Crystal ionic radii values: https://en.wikipedia.org/wiki/Ionic_radius

Relative values of aquation (hydration) enthalpy are determined by relative values of the Coulomb interaction energy between ions and surrounding polar water molecules.
The smaller the ions, the closer the water molecules can be and so the larger the aquation (hydration) enthalpy.
The greater the charge on the ions, the greater the attraction between the ions and the water molecules and so the larger the aquation (hydration) enthalpy.
Enthalpy change of solution is the enthalpy change when one mole of an ionic solid dissolves in water.
By Hess's law, enthalpy of solution is the sum of the lattice enthalpy and the enthalpy of aquation.
Since lattice enthalpy and the enthalpy of aquation are each large but opposite in sign, the magnitude of their sum is much smaller and whether enthalpy of solution is positive (endothermic) or negative (exothermic) **cannot** be predicted without further information.
Colligative properties are due to the presence of nonvolatile solute particles.
There are four colligative properties: vapor pressure lowering, boiling point elevation, freezing point lowering, and osmotic pressure.
At this point you are responsible for calculating colligative properties using provided formulas, in lab and in discussion. Later, we will learn where these formulas come from, taking into account the affect of the solute on the entropy of the system.

Lecture slides and
lecture recording.

**Lecture 13, Tuesday, February 20, 2018**

Example osmotic pressure problem and answer.

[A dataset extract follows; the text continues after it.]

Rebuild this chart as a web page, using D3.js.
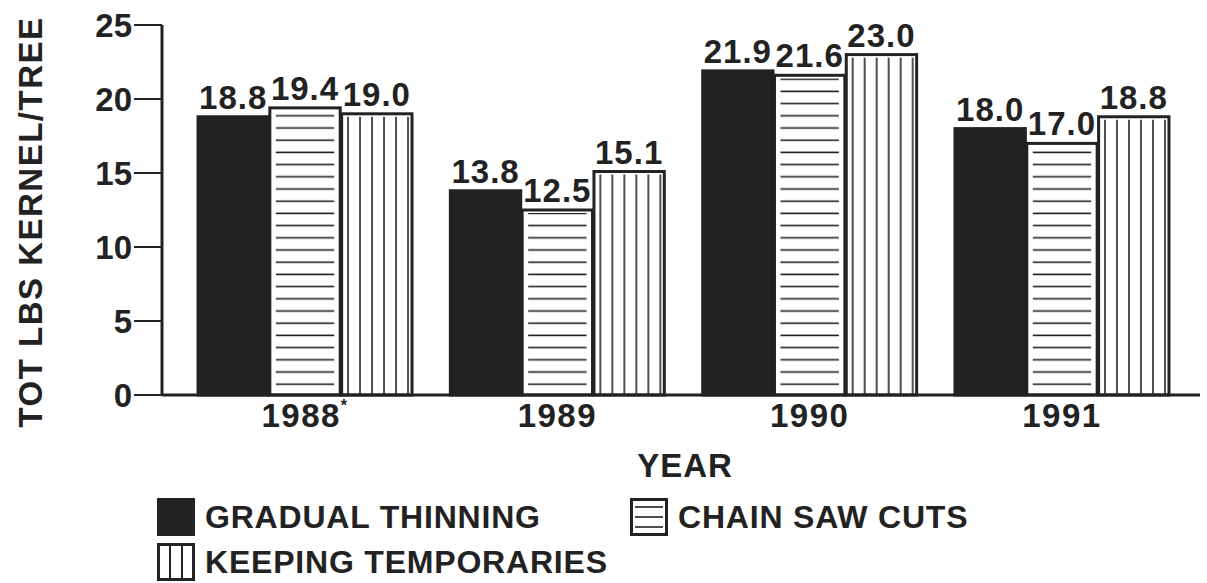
<!DOCTYPE html>
<html>
<head>
<meta charset="utf-8">
<script src="https://cdn.jsdelivr.net/npm/d3@7"></script>
<style>
  body { margin: 0; background: #fff; }
  text { font-family: "Liberation Sans", Arial, sans-serif; font-weight: bold; fill: #222; }
</style>
</head>
<body>
<div id="chart"></div>
<script>
// data
const years = ["1988", "1989", "1990", "1991"];
const yearNotes = ["*", "", "", ""];
const seriesNames = ["GRADUAL THINNING", "CHAIN SAW CUTS", "KEEPING TEMPORARIES"];
const gradualThinning = [18.8, 13.8, 21.9, 18.0];
const chainSawCuts = [19.4, 12.5, 21.6, 17.0];
const keepingTemporaries = [19.0, 15.1, 23.0, 18.8];
const yTicks = [0, 5, 10, 15, 20, 25];

const width = 1207, height = 583;
const ink = "#222";

const svg = d3.select("#chart").append("svg")
  .attr("width", width)
  .attr("height", height);

// patterns for the hatched bars
const defs = svg.append("defs");
const hp = defs.append("pattern")
  .attr("id", "hlines")
  .attr("patternUnits", "userSpaceOnUse")
  .attr("width", 12).attr("height", 12.2);
hp.append("line")
  .attr("x1", 0).attr("x2", 12).attr("y1", 6).attr("y2", 6)
  .attr("stroke", ink).attr("stroke-width", 1.6);

const vp = defs.append("pattern")
  .attr("id", "vlines")
  .attr("patternUnits", "userSpaceOnUse")
  .attr("width", 12).attr("height", 12);
vp.append("line")
  .attr("x1", 6).attr("x2", 6).attr("y1", 0).attr("y2", 12)
  .attr("stroke", ink).attr("stroke-width", 1.6);

const fills = ["solid", "hlines", "vlines"];
const series = [gradualThinning, chainSawCuts, keepingTemporaries];

// scales
const x0 = d3.scaleBand()
  .domain(years)
  .range([180, 1187])
  .paddingInner(0.152)
  .paddingOuter(0.0715);

const x1 = d3.scaleBand()
  .domain(d3.range(series.length))
  .range([0, x0.bandwidth()])
  .paddingInner(0.02);

const y = d3.scaleLinear()
  .domain([0, 25])
  .range([395, 25]);

// bars
const groups = svg.append("g").selectAll("g")
  .data(years)
  .enter().append("g")
  .attr("transform", d => "translate(" + x0(d) + ",0)");

const bars = groups.selectAll("g")
  .data((d, i) => series.map((s, k) => ({k: k, v: s[i]})))
  .enter().append("g");

bars.append("rect")
  .attr("x", d => x1(d.k))
  .attr("y", d => y(d.v))
  .attr("width", x1.bandwidth())
  .attr("height", d => y(0) - y(d.v))
  .attr("fill", d => fills[d.k] === "solid" ? ink : "#fff")
  .attr("stroke", ink)
  .attr("stroke-width", 3);

bars.filter(d => d.k > 0).append("rect")
  .attr("x", d => x1(d.k) + (d.k === 1 ? 6 : 2))
  .attr("y", d => y(d.v) + 3)
  .attr("width", d => x1.bandwidth() - (d.k === 1 ? 12 : 4))
  .attr("height", d => y(0) - y(d.v) - 4)
  .attr("fill", d => "url(#" + fills[d.k] + ")");

// value labels
bars.append("text")
  .attr("x", d => x1(d.k) + x1.bandwidth() / 2)
  .attr("y", d => y(d.v) - 8)
  .attr("text-anchor", "middle")
  .attr("font-size", 33)
  .attr("letter-spacing", 1)
  .text(d => d3.format(".1f")(d.v));

// y axis
const yAxis = svg.append("g");
yAxis.append("line")
  .attr("x1", 162).attr("x2", 162)
  .attr("y1", y(25)).attr("y2", y(0))
  .attr("stroke", ink).attr("stroke-width", 3);
yAxis.selectAll(".tick")
  .data(yTicks)
  .enter().append("line")
  .attr("x1", 134).attr("x2", 162)
  .attr("y1", d => y(d)).attr("y2", d => y(d))
  .attr("stroke", ink).attr("stroke-width", 2);
yAxis.selectAll(".lbl")
  .data(yTicks)
  .enter().append("text")
  .attr("x", 132)
  .attr("y", d => y(d))
  .attr("dy", "0.36em")
  .attr("text-anchor", "end")
  .attr("font-size", 33)
  .text(d => d);

// x axis baseline + year labels
svg.append("line")
  .attr("x1", 162).attr("x2", 1200)
  .attr("y1", y(0)).attr("y2", y(0))
  .attr("stroke", ink).attr("stroke-width", 3);

const yl = svg.append("g").selectAll("text")
  .data(years)
  .enter().append("text")
  .attr("x", d => x0(d) + x0.bandwidth() / 2)
  .attr("y", 427)
  .attr("text-anchor", "middle")
  .attr("font-size", 33)
  .attr("letter-spacing", 1.5)
  .text(d => d);
yl.append("tspan")
  .attr("font-size", 16)
  .attr("dy", -16)
  .text((d, i) => yearNotes[i]);

// axis titles
svg.append("text")
  .attr("x", 685).attr("y", 477)
  .attr("text-anchor", "middle")
  .attr("font-size", 33)
  .attr("letter-spacing", 1)
  .text("YEAR");

svg.append("text")
  .attr("transform", "translate(42,222) rotate(-90)")
  .attr("text-anchor", "middle")
  .attr("font-size", 33)
  .attr("letter-spacing", 1.5)
  .text("TOT LBS KERNEL/TREE");

// legend
const legendPos = [[157, 498], [630, 498], [157, 543]];
const legend = svg.append("g").selectAll("g")
  .data(seriesNames)
  .enter().append("g")
  .attr("transform", (d, i) => "translate(" + legendPos[i][0] + "," + legendPos[i][1] + ")");

legend.append("rect")
  .attr("x", 1.5).attr("y", 1.5)
  .attr("width", 35).attr("height", 35)
  .attr("fill", (d, i) => fills[i] === "solid" ? ink : "#fff")
  .attr("stroke", ink)
  .attr("stroke-width", 3);

legend.filter((d, i) => i === 1).selectAll("line")
  .data([9, 19, 29])
  .enter().append("line")
  .attr("x1", 5).attr("x2", 33)
  .attr("y1", d => d).attr("y2", d => d)
  .attr("stroke", ink).attr("stroke-width", 1.6);

legend.filter((d, i) => i === 2).selectAll("line")
  .data([13, 25])
  .enter().append("line")
  .attr("x1", d => d).attr("x2", d => d)
  .attr("y1", 2).attr("y2", 36)
  .attr("stroke", ink).attr("stroke-width", 2);

legend.append("text")
  .attr("x", 48)
  .attr("y", 30)
  .attr("font-size", 32)
  .attr("letter-spacing", 0.8)
  .text(d => d);
</script>
</body>
</html>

**Begin Mahaffy et al., chapter 13: Dynamic and chemical equilibrium.**

If reactants are consumed to form products as time passes, a reaction is said to be spontaneous.
If products are consumed to form reactants as time passes, a reaction is said to be non-spontaneous.
If the amounts of reactants and products does not change with time, a reaction is said to be at equilibrium.
Reaction quotient Q tell where amounts of reactants and products are relative to equilibrium.
The value of the reaction quotient, Q, relative to its value at equilibrium, the equilibrium constant K, tell whether a reaction is spontaneous (Q < K), non-spontaneous (Q > K), or at equilibrium (Q = K).
Therefore, knowing Q and K, we know what will happen to the relative amounts of reactants and products as time passes.
Each chemical equation has its own equilibrium constant.
However, the numerical value of an equilibrium constant changes depending on how the chemical equation is written, according the three rules:
(1) Multiplying each stoichiometric coefficient by a constant a (which can be fractional) raises the equilibrium constant to that power.
(2) Reversing a chemical equation changes its equilibrium constant to its reciprocal.
(3) A chemical equation that is the sum of tow other chemical equations has an equilibrium constant equal to the product (not sum) of the equilibrium constant of the two other chemical equations.

Lecture slides and
lecture recording.

**Lecture 14, Wednesday, February 21, 2018**

For a given K, equilibrium concentrations can be different.
Equilibrium amounts (molarities, pressure, etc.) are different for different starting conditions.
If equilibrium is disturbed, by abruptly changing the amount of a reactant or product, once equilibrium is restored,
the new equilibrium amounts will only partially have offset the change (Le Chatelier's principle)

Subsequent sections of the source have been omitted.